• **The request**: Can you transcribe the data exactly? Leave the pictures out.
+---+
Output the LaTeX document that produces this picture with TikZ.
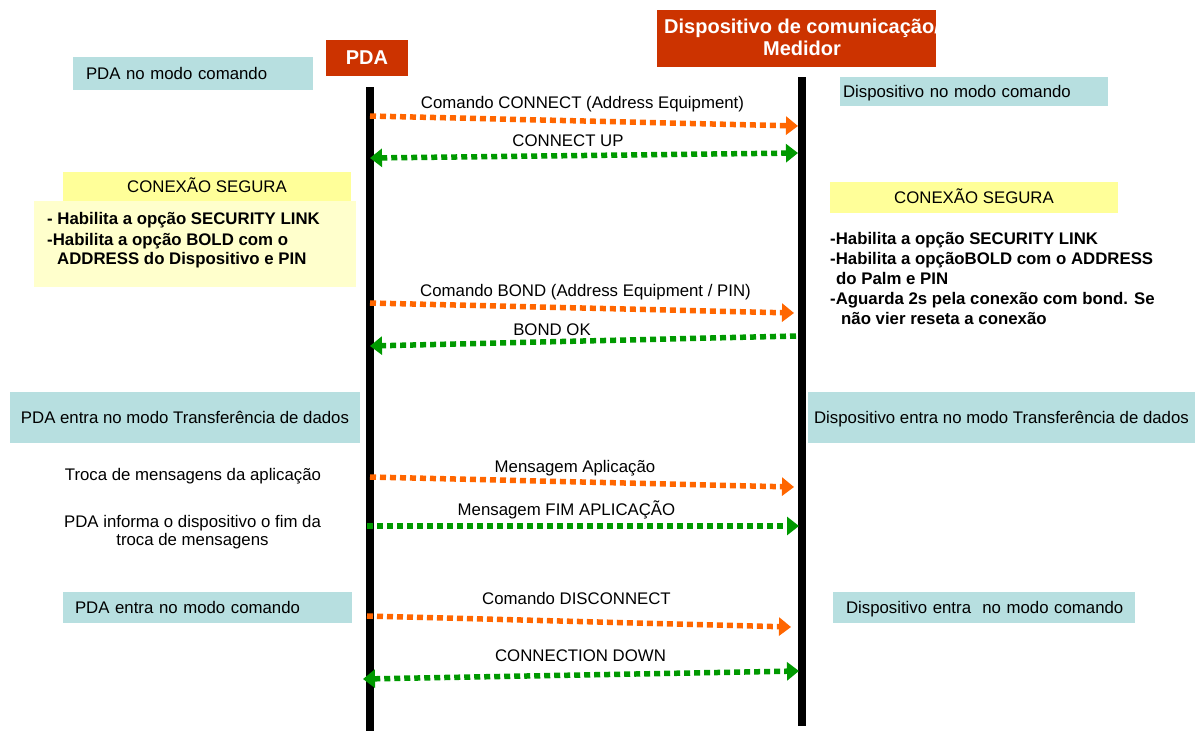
\documentclass[tikz,border=0pt]{standalone}
\usepackage{fontspec}
\setmainfont{Liberation Sans}
\usetikzlibrary{arrows.meta,positioning}

\definecolor{headred}{HTML}{CC3300}
\definecolor{modeblue}{HTML}{B7DFE0}
\definecolor{secyellow}{HTML}{FFFF99}
\definecolor{secpale}{HTML}{FFFFCC}
\definecolor{msgorange}{HTML}{FF6600}
\definecolor{msggreen}{HTML}{009900}

\newcommand{\txtsize}{\fontsize{16.8}{19}\selectfont}
\newcommand{\headsize}{\fontsize{20}{21.7}\selectfont\bfseries}

\tikzset{headbox/.style={
            fill=headred,
            text=white,
            inner sep=0pt,
            font=\headsize
        },
        modebox/.style={
            fill=modeblue,
            inner sep=0pt,
            text height=12pt,
            text depth=0pt,
            font=\txtsize
        },
        sechead/.style={
            fill=secyellow,
            inner sep=0pt,
            text height=12pt,
            text depth=0pt,
            font=\txtsize
        },
        secbody/.style={
            fill=secpale,
            inner sep=0pt
        },
        plaintxt/.style={
            inner sep=0pt,
            font=\txtsize
        },
        boldtxt/.style={
            inner sep=0pt,
            align=left,
            font=\txtsize\bfseries
        },
        lifeline/.style={
            line width=8pt
        },
        msg/.style={
            line width=5.5pt,
            dash pattern=on 6pt off 4pt,
            -{Triangle[length=12pt,width=18pt]}
        },
        both/.style={
            {Triangle[length=12pt,width=18pt]}-{Triangle[length=12pt,width=18pt]}
        },
        request/.style={msg, msgorange},
        reply/.style={msg, msggreen}
    }

\begin{document}
\begin{tikzpicture}[x=1pt,y=-1pt]
    \useasboundingbox (0,0) rectangle (1195,731);

    % heads of the two lifelines
    \node[headbox, minimum width=82pt, minimum height=36pt] (pdahead) at (367,58) {PDA};
    \node[headbox, minimum width=279pt, minimum height=57pt] (devhead) at (796.5,38.5) {};
    \node[headbox, fill=none, align=center] (devheadtxt) at (802,37) {Dispositivo de comunicação/\\Medidor};

    % lifelines
    \coordinate (pdatop) at (370,87);
    \coordinate (pdabot) at (370,731);
    \coordinate (devtop) at (802,77);
    \coordinate (devbot) at (802,726);
    \draw[lifeline] (pdatop) -- (pdabot);
    \draw[lifeline] (devtop) -- (devbot);

    % states of both sides
    \node[modebox, minimum height=33pt, text width=214pt, inner xsep=13pt, align=left] (pdacmd) at (193,73.5) {\mbox{PDA no modo comando}};
    \node[modebox, minimum height=29pt, text width=262pt, inner xsep=3pt, align=left] (devcmd) at (974,91.5) {\mbox{Dispositivo no modo comando}};
    \node[modebox, minimum width=350pt, minimum height=51pt] (pdatrans) at (185,417.5) {PDA entra no modo Transferência de dados};
    \node[modebox, minimum width=387pt, minimum height=51pt] (devtrans) at (1001.5,417.5) {Dispositivo entra no modo Transferência de dados};
    \node[modebox, minimum height=31pt, text width=265pt, inner xsep=12pt, align=left] (pdaend) at (207.5,607.5) {\mbox{PDA entra no modo comando}};
    \node[modebox, minimum height=31pt, text width=276pt, inner xsep=13pt, align=left] (devend) at (984,607.5) {\mbox{Dispositivo entra\ \ no modo comando}};

    % secure connection, PDA side
    \node[sechead, minimum width=288pt, minimum height=29pt] (pdasec) at (207,186.5) {CONEXÃO SEGURA};
    \node[secbody, minimum width=322pt, minimum height=86pt] (pdasecbody) at (195,244) {};
    \node[boldtxt, font=\fontsize{16.8}{19}\selectfont\bfseries, anchor=north west] (pdasectxt) at (47,212)
        {- Habilita a opção SECURITY LINK\\[2pt]
         -Habilita a opção BOLD com o\\
         \hspace*{10pt}ADDRESS do Dispositivo e PIN};

    % secure connection, device side
    \node[sechead, minimum width=288pt, minimum height=31pt] (devsec) at (974,197.5) {CONEXÃO SEGURA};
    \node[boldtxt, font=\fontsize{16.8}{20}\selectfont\bfseries, anchor=north west] (devsectxt) at (830,232)
        {-Habilita a opção SECURITY LINK\\
         -Habilita a opçãoBOLD com o ADDRESS\\
         \hspace*{6pt}do Palm e PIN\\
         -Aguarda 2s pela conexão com bond. Se\\
         \hspace*{11pt}não vier reseta a conexão};

    % notes of the data exchange
    \node[plaintxt, anchor=base] (exchange) at (193,480) {Troca de mensagens da aplicação};
    \node[plaintxt, font=\fontsize{16.8}{18.5}\selectfont, align=center, anchor=north] (endnote) at (192.5,515)
        {PDA informa o dispositivo o fim da\\troca de mensagens};

    % ends of the messages
    \coordinate (connectA) at (370,116);
    \coordinate (connectB) at (798,126);
    \coordinate (upA) at (370,158);
    \coordinate (upB) at (798,153);
    \coordinate (bondA) at (370,303);
    \coordinate (bondB) at (794,313);
    \coordinate (okA) at (370,346);
    \coordinate (okB) at (796,336);
    \coordinate (appA) at (370,477);
    \coordinate (appB) at (794,487);
    \coordinate (fimA) at (367,526);
    \coordinate (fimB) at (799,526);
    \coordinate (discA) at (367,616);
    \coordinate (discB) at (791,627);
    \coordinate (downA) at (363,679);
    \coordinate (downB) at (799,671);

    % messages
    \draw[request] (connectA) -- (connectB);
    \draw[reply, both] (upA) -- (upB);
    \draw[request] (bondA) -- (bondB);
    \draw[reply] (okB) -- (okA);
    \draw[request] (appA) -- (appB);
    \draw[reply] (fimA) -- (fimB);
    \draw[request] (discA) -- (discB);
    \draw[reply, both] (downA) -- (downB);

    % message labels
    \node[plaintxt, anchor=base] (connectlbl) at (582.5,108) {Comando CONNECT (Address Equipment)};
    \node[plaintxt, anchor=base] (uplbl) at (568,146.5) {CONNECT UP};
    \node[plaintxt, anchor=base] (bondlbl) at (585.5,296) {Comando BOND (Address Equipment / PIN)};
    \node[plaintxt, anchor=base] (oklbl) at (552,335) {BOND OK};
    \node[plaintxt, anchor=base] (applbl) at (575,472.5) {Mensagem Aplicação};
    \node[plaintxt, anchor=base] (fimlbl) at (566.5,515) {Mensagem FIM APLICAÇÃO};
    \node[plaintxt, anchor=base] (disclbl) at (576.5,604) {Comando DISCONNECT};
    \node[plaintxt, anchor=base] (downlbl) at (580.5,661.5) {CONNECTION DOWN};
\end{tikzpicture}
\end{document}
+---+
• **Finished answer**:
Output the LaTeX document that produces this picture with TikZ.
\documentclass[tikz,border=0pt]{standalone}
\usepackage{fontspec}
\setmainfont{Liberation Sans}
\usetikzlibrary{arrows.meta,positioning}

\definecolor{headred}{HTML}{CC3300}
\definecolor{modeblue}{HTML}{B7DFE0}
\definecolor{secyellow}{HTML}{FFFF99}
\definecolor{secpale}{HTML}{FFFFCC}
\definecolor{msgorange}{HTML}{FF6600}
\definecolor{msggreen}{HTML}{009900}

\newcommand{\txtsize}{\fontsize{16.8}{19}\selectfont}
\newcommand{\headsize}{\fontsize{20}{21.7}\selectfont\bfseries}

\tikzset{headbox/.style={
            fill=headred,
            text=white,
            inner sep=0pt,
            font=\headsize
        },
        modebox/.style={
            fill=modeblue,
            inner sep=0pt,
            text height=12pt,
            text depth=0pt,
            font=\txtsize
        },
        sechead/.style={
            fill=secyellow,
            inner sep=0pt,
            text height=12pt,
            text depth=0pt,
            font=\txtsize
        },
        secbody/.style={
            fill=secpale,
            inner sep=0pt
        },
        plaintxt/.style={
            inner sep=0pt,
            font=\txtsize
        },
        boldtxt/.style={
            inner sep=0pt,
            align=left,
            font=\txtsize\bfseries
        },
        lifeline/.style={
            line width=8pt
        },
        msg/.style={
            line width=5.5pt,
            dash pattern=on 6pt off 4pt,
            -{Triangle[length=12pt,width=18pt]}
        },
        both/.style={
            {Triangle[length=12pt,width=18pt]}-{Triangle[length=12pt,width=18pt]}
        },
        request/.style={msg, msgorange},
        reply/.style={msg, msggreen}
    }

\begin{document}
\begin{tikzpicture}[x=1pt,y=-1pt]
    \useasboundingbox (0,0) rectangle (1195,731);

    % heads of the two lifelines
    \node[headbox, minimum width=82pt, minimum height=36pt] (pdahead) at (367,58) {PDA};
    \node[headbox, minimum width=279pt, minimum height=57pt] (devhead) at (796.5,38.5) {};
    \node[headbox, fill=none, align=center] (devheadtxt) at (802,37) {Dispositivo de comunicação/\\Medidor};

    % lifelines
    \coordinate (pdatop) at (370,87);
    \coordinate (pdabot) at (370,731);
    \coordinate (devtop) at (802,77);
    \coordinate (devbot) at (802,726);
    \draw[lifeline] (pdatop) -- (pdabot);
    \draw[lifeline] (devtop) -- (devbot);

    % states of both sides
    \node[modebox, minimum height=33pt, text width=214pt, inner xsep=13pt, align=left] (pdacmd) at (193,73.5) {\mbox{PDA no modo comando}};
    \node[modebox, minimum height=29pt, text width=262pt, inner xsep=3pt, align=left] (devcmd) at (974,91.5) {\mbox{Dispositivo no modo comando}};
    \node[modebox, minimum width=350pt, minimum height=51pt] (pdatrans) at (185,417.5) {PDA entra no modo Transferência de dados};
    \node[modebox, minimum width=387pt, minimum height=51pt] (devtrans) at (1001.5,417.5) {Dispositivo entra no modo Transferência de dados};
    \node[modebox, minimum height=31pt, text width=265pt, inner xsep=12pt, align=left] (pdaend) at (207.5,607.5) {\mbox{PDA entra no modo comando}};
    \node[modebox, minimum height=31pt, text width=276pt, inner xsep=13pt, align=left] (devend) at (984,607.5) {\mbox{Dispositivo entra\ \ no modo comando}};

    % secure connection, PDA side
    \node[sechead, minimum width=288pt, minimum height=29pt] (pdasec) at (207,186.5) {CONEXÃO SEGURA};
    \node[secbody, minimum width=322pt, minimum height=86pt] (pdasecbody) at (195,244) {};
    \node[boldtxt, font=\fontsize{16.8}{19}\selectfont\bfseries, anchor=north west] (pdasectxt) at (47,212)
        {- Habilita a opção SECURITY LINK\\[2pt]
         -Habilita a opção BOLD com o\\
         \hspace*{10pt}ADDRESS do Dispositivo e PIN};

    % secure connection, device side
    \node[sechead, minimum width=288pt, minimum height=31pt] (devsec) at (974,197.5) {CONEXÃO SEGURA};
    \node[boldtxt, font=\fontsize{16.8}{20}\selectfont\bfseries, anchor=north west] (devsectxt) at (830,232)
        {-Habilita a opção SECURITY LINK\\
         -Habilita a opçãoBOLD com o ADDRESS\\
         \hspace*{6pt}do Palm e PIN\\
         -Aguarda 2s pela conexão com bond. Se\\
         \hspace*{11pt}não vier reseta a conexão};

    % notes of the data exchange
    \node[plaintxt, anchor=base] (exchange) at (193,480) {Troca de mensagens da aplicação};
    \node[plaintxt, font=\fontsize{16.8}{18.5}\selectfont, align=center, anchor=north] (endnote) at (192.5,515)
        {PDA informa o dispositivo o fim da\\troca de mensagens};

    % ends of the messages
    \coordinate (connectA) at (370,116);
    \coordinate (connectB) at (798,126);
    \coordinate (upA) at (370,158);
    \coordinate (upB) at (798,153);
    \coordinate (bondA) at (370,303);
    \coordinate (bondB) at (794,313);
    \coordinate (okA) at (370,346);
    \coordinate (okB) at (796,336);
    \coordinate (appA) at (370,477);
    \coordinate (appB) at (794,487);
    \coordinate (fimA) at (367,526);
    \coordinate (fimB) at (799,526);
    \coordinate (discA) at (367,616);
    \coordinate (discB) at (791,627);
    \coordinate (downA) at (363,679);
    \coordinate (downB) at (799,671);

    % messages
    \draw[request] (connectA) -- (connectB);
    \draw[reply, both] (upA) -- (upB);
    \draw[request] (bondA) -- (bondB);
    \draw[reply] (okB) -- (okA);
    \draw[request] (appA) -- (appB);
    \draw[reply] (fimA) -- (fimB);
    \draw[request] (discA) -- (discB);
    \draw[reply, both] (downA) -- (downB);

    % message labels
    \node[plaintxt, anchor=base] (connectlbl) at (582.5,108) {Comando CONNECT (Address Equipment)};
    \node[plaintxt, anchor=base] (uplbl) at (568,146.5) {CONNECT UP};
    \node[plaintxt, anchor=base] (bondlbl) at (585.5,296) {Comando BOND (Address Equipment / PIN)};
    \node[plaintxt, anchor=base] (oklbl) at (552,335) {BOND OK};
    \node[plaintxt, anchor=base] (applbl) at (575,472.5) {Mensagem Aplicação};
    \node[plaintxt, anchor=base] (fimlbl) at (566.5,515) {Mensagem FIM APLICAÇÃO};
    \node[plaintxt, anchor=base] (disclbl) at (576.5,604) {Comando DISCONNECT};
    \node[plaintxt, anchor=base] (downlbl) at (580.5,661.5) {CONNECTION DOWN};
\end{tikzpicture}
\end{document}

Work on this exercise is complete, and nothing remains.